● **The request**
Without the pictures, set down every line of the data exactly.

● **Dataset extract**
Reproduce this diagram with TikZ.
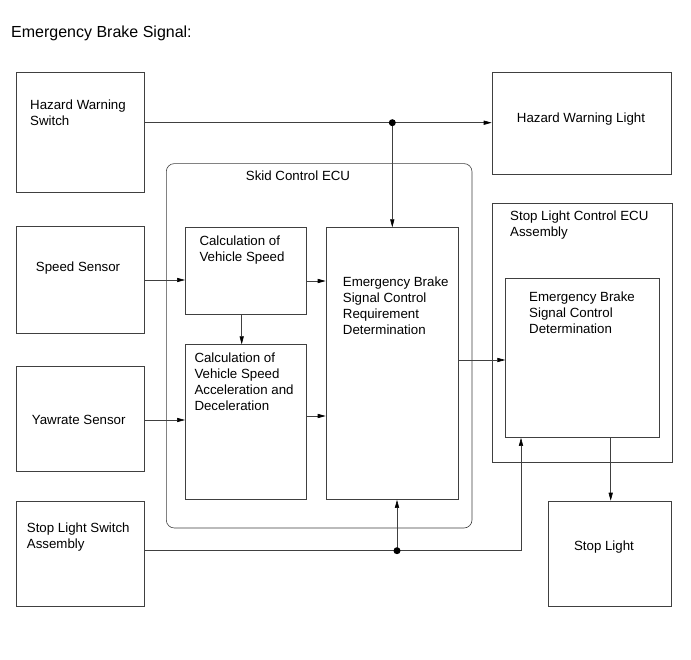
\documentclass[tikz,border=0pt]{standalone}
\usepackage{fontspec}
\setmainfont{Liberation Sans}
\usetikzlibrary{arrows.meta}
\begin{document}
\begin{tikzpicture}[x=1pt,y=-1pt,
  box/.style={draw=black!75,line width=0.6pt,rectangle,inner sep=0pt,anchor=north west},
  txt/.style={inner sep=0pt,font=\fontsize{13.3}{16}\selectfont,text=black},
  mtxt/.style={txt,anchor=north west,align=left},
  stxt/.style={txt,anchor=base west},
  arr/.style={draw=black!75,line width=0.6pt,-{Triangle[length=8pt,width=4.2pt,color=black]}},
  dotc/.style={fill=black}]
\useasboundingbox (0,0) rectangle (691,660);
\fill[white] (0,0) rectangle (691,660);

% title
\node[inner sep=0pt,anchor=base west,font=\fontsize{16}{19}\selectfont] (title) at (11,37.4) {Emergency Brake Signal:};

% boxes
\node[box,minimum width=127.7pt,minimum height=120.3pt] (hws) at (16,71.7) {};
\node[box,minimum width=127.7pt,minimum height=107.3pt] (ss) at (16,225.7) {};
\node[box,minimum width=127.7pt,minimum height=105pt] (yaw) at (16,365.7) {};
\node[box,minimum width=127.7pt,minimum height=105.3pt] (sls) at (16,500.7) {};
\node[box,minimum width=179.3pt,minimum height=102.3pt] (hwl) at (491.7,71.7) {};
\node[box,rounded corners=8pt,minimum width=305.7pt,minimum height=364.4pt] (skid) at (166,163.3) {};
\node[box,minimum width=121pt,minimum height=86.7pt] (cvs) at (185,227.3) {};
\node[box,minimum width=121pt,minimum height=155pt] (cva) at (185,344.3) {};
\node[box,minimum width=132.6pt,minimum height=272pt] (ebr) at (325.7,227.3) {};
\node[box,minimum width=180pt,minimum height=258.4pt] (slc) at (491.7,203.3) {};
\node[box,minimum width=154pt,minimum height=159pt] (ebd) at (505.3,278.3) {};
\node[box,minimum width=122.7pt,minimum height=105pt] (sl) at (548.3,500.7) {};

% texts
\node[mtxt] (thws) at (30,99.2) {Hazard Warning\\Switch};
\node[stxt] (tss) at (35.7,271.4) {Speed Sensor};
\node[stxt] (tyaw) at (31.7,424.8) {Yawrate Sensor};
\node[mtxt] (tsls) at (26.7,522.9) {Stop Light Switch\\Assembly};
\node[txt,anchor=base] (thwl) at (581,122.4) {Hazard Warning Light};
\node[stxt] (tskid) at (245.7,180.8) {Skid Control ECU};
\node[mtxt] (tcvs) at (199.3,235.2) {Calculation of\\Vehicle Speed};
\node[mtxt] (tcva) at (194.3,352.9) {Calculation of\\Vehicle Speed\\Acceleration and\\Deceleration};
\node[mtxt] (tebr) at (342.7,276.9) {Emergency Brake\\Signal Control\\Requirement\\Determination};
\node[mtxt] (tslc) at (510,210.9) {Stop Light Control ECU\\Assembly};
\node[mtxt] (tebd) at (529,291.9) {Emergency Brake\\Signal Control\\Determination};
\node[txt,anchor=base] (tsl) at (604,550.8) {Stop Light};

% connector helper coordinates
\coordinate (dot1) at (392.3,122.7);
\coordinate (dot2) at (397,550.7);
\coordinate (ya) at (0,280);
\coordinate (yb) at (0,281);
\coordinate (yc) at (0,420);
\coordinate (yd) at (0,416);
\coordinate (ye) at (0,360);
\coordinate (xa) at (241.7,0);
\coordinate (xb) at (610.7,0);
\coordinate (corner) at (521,550.7);

% connectors
\draw[arr] (hws.east |- dot1) -- (hwl.west |- dot1);
\draw[arr] (dot1) -- (dot1 |- ebr.north);
\draw[arr] (ss.east |- ya) -- (cvs.west |- ya);
\draw[arr] (cvs.east |- yb) -- (ebr.west |- yb);
\draw[arr] (cvs.south -| xa) -- (cva.north -| xa);
\draw[arr] (yaw.east |- yc) -- (cva.west |- yc);
\draw[arr] (cva.east |- yd) -- (ebr.west |- yd);
\draw[arr] (ebr.east |- ye) -- (ebd.west |- ye);
\draw[arr] (sls.east |- dot2) -- (corner) -- (corner |- ebd.south);
\draw[arr] (dot2) -- (dot2 |- ebr.south);
\draw[arr] (ebd.south -| xb) -- (sl.north -| xb);
\fill[dotc] (dot1) circle (3.5);
\fill[dotc] (dot2) circle (3.5);
\end{tikzpicture}
\end{document}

● **Written answer**
Reproduce this diagram with TikZ.
\documentclass[tikz,border=0pt]{standalone}
\usepackage{fontspec}
\setmainfont{Liberation Sans}
\usetikzlibrary{arrows.meta}
\begin{document}
\begin{tikzpicture}[x=1pt,y=-1pt,
  box/.style={draw=black!75,line width=0.6pt,rectangle,inner sep=0pt,anchor=north west},
  txt/.style={inner sep=0pt,font=\fontsize{13.3}{16}\selectfont,text=black},
  mtxt/.style={txt,anchor=north west,align=left},
  stxt/.style={txt,anchor=base west},
  arr/.style={draw=black!75,line width=0.6pt,-{Triangle[length=8pt,width=4.2pt,color=black]}},
  dotc/.style={fill=black}]
\useasboundingbox (0,0) rectangle (691,660);
\fill[white] (0,0) rectangle (691,660);

% title
\node[inner sep=0pt,anchor=base west,font=\fontsize{16}{19}\selectfont] (title) at (11,37.4) {Emergency Brake Signal:};

% boxes
\node[box,minimum width=127.7pt,minimum height=120.3pt] (hws) at (16,71.7) {};
\node[box,minimum width=127.7pt,minimum height=107.3pt] (ss) at (16,225.7) {};
\node[box,minimum width=127.7pt,minimum height=105pt] (yaw) at (16,365.7) {};
\node[box,minimum width=127.7pt,minimum height=105.3pt] (sls) at (16,500.7) {};
\node[box,minimum width=179.3pt,minimum height=102.3pt] (hwl) at (491.7,71.7) {};
\node[box,rounded corners=8pt,minimum width=305.7pt,minimum height=364.4pt] (skid) at (166,163.3) {};
\node[box,minimum width=121pt,minimum height=86.7pt] (cvs) at (185,227.3) {};
\node[box,minimum width=121pt,minimum height=155pt] (cva) at (185,344.3) {};
\node[box,minimum width=132.6pt,minimum height=272pt] (ebr) at (325.7,227.3) {};
\node[box,minimum width=180pt,minimum height=258.4pt] (slc) at (491.7,203.3) {};
\node[box,minimum width=154pt,minimum height=159pt] (ebd) at (505.3,278.3) {};
\node[box,minimum width=122.7pt,minimum height=105pt] (sl) at (548.3,500.7) {};

% texts
\node[mtxt] (thws) at (30,99.2) {Hazard Warning\\Switch};
\node[stxt] (tss) at (35.7,271.4) {Speed Sensor};
\node[stxt] (tyaw) at (31.7,424.8) {Yawrate Sensor};
\node[mtxt] (tsls) at (26.7,522.9) {Stop Light Switch\\Assembly};
\node[txt,anchor=base] (thwl) at (581,122.4) {Hazard Warning Light};
\node[stxt] (tskid) at (245.7,180.8) {Skid Control ECU};
\node[mtxt] (tcvs) at (199.3,235.2) {Calculation of\\Vehicle Speed};
\node[mtxt] (tcva) at (194.3,352.9) {Calculation of\\Vehicle Speed\\Acceleration and\\Deceleration};
\node[mtxt] (tebr) at (342.7,276.9) {Emergency Brake\\Signal Control\\Requirement\\Determination};
\node[mtxt] (tslc) at (510,210.9) {Stop Light Control ECU\\Assembly};
\node[mtxt] (tebd) at (529,291.9) {Emergency Brake\\Signal Control\\Determination};
\node[txt,anchor=base] (tsl) at (604,550.8) {Stop Light};

% connector helper coordinates
\coordinate (dot1) at (392.3,122.7);
\coordinate (dot2) at (397,550.7);
\coordinate (ya) at (0,280);
\coordinate (yb) at (0,281);
\coordinate (yc) at (0,420);
\coordinate (yd) at (0,416);
\coordinate (ye) at (0,360);
\coordinate (xa) at (241.7,0);
\coordinate (xb) at (610.7,0);
\coordinate (corner) at (521,550.7);

% connectors
\draw[arr] (hws.east |- dot1) -- (hwl.west |- dot1);
\draw[arr] (dot1) -- (dot1 |- ebr.north);
\draw[arr] (ss.east |- ya) -- (cvs.west |- ya);
\draw[arr] (cvs.east |- yb) -- (ebr.west |- yb);
\draw[arr] (cvs.south -| xa) -- (cva.north -| xa);
\draw[arr] (yaw.east |- yc) -- (cva.west |- yc);
\draw[arr] (cva.east |- yd) -- (ebr.west |- yd);
\draw[arr] (ebr.east |- ye) -- (ebd.west |- ye);
\draw[arr] (sls.east |- dot2) -- (corner) -- (corner |- ebd.south);
\draw[arr] (dot2) -- (dot2 |- ebr.south);
\draw[arr] (ebd.south -| xb) -- (sl.north -| xb);
\fill[dotc] (dot1) circle (3.5);
\fill[dotc] (dot2) circle (3.5);
\end{tikzpicture}
\end{document}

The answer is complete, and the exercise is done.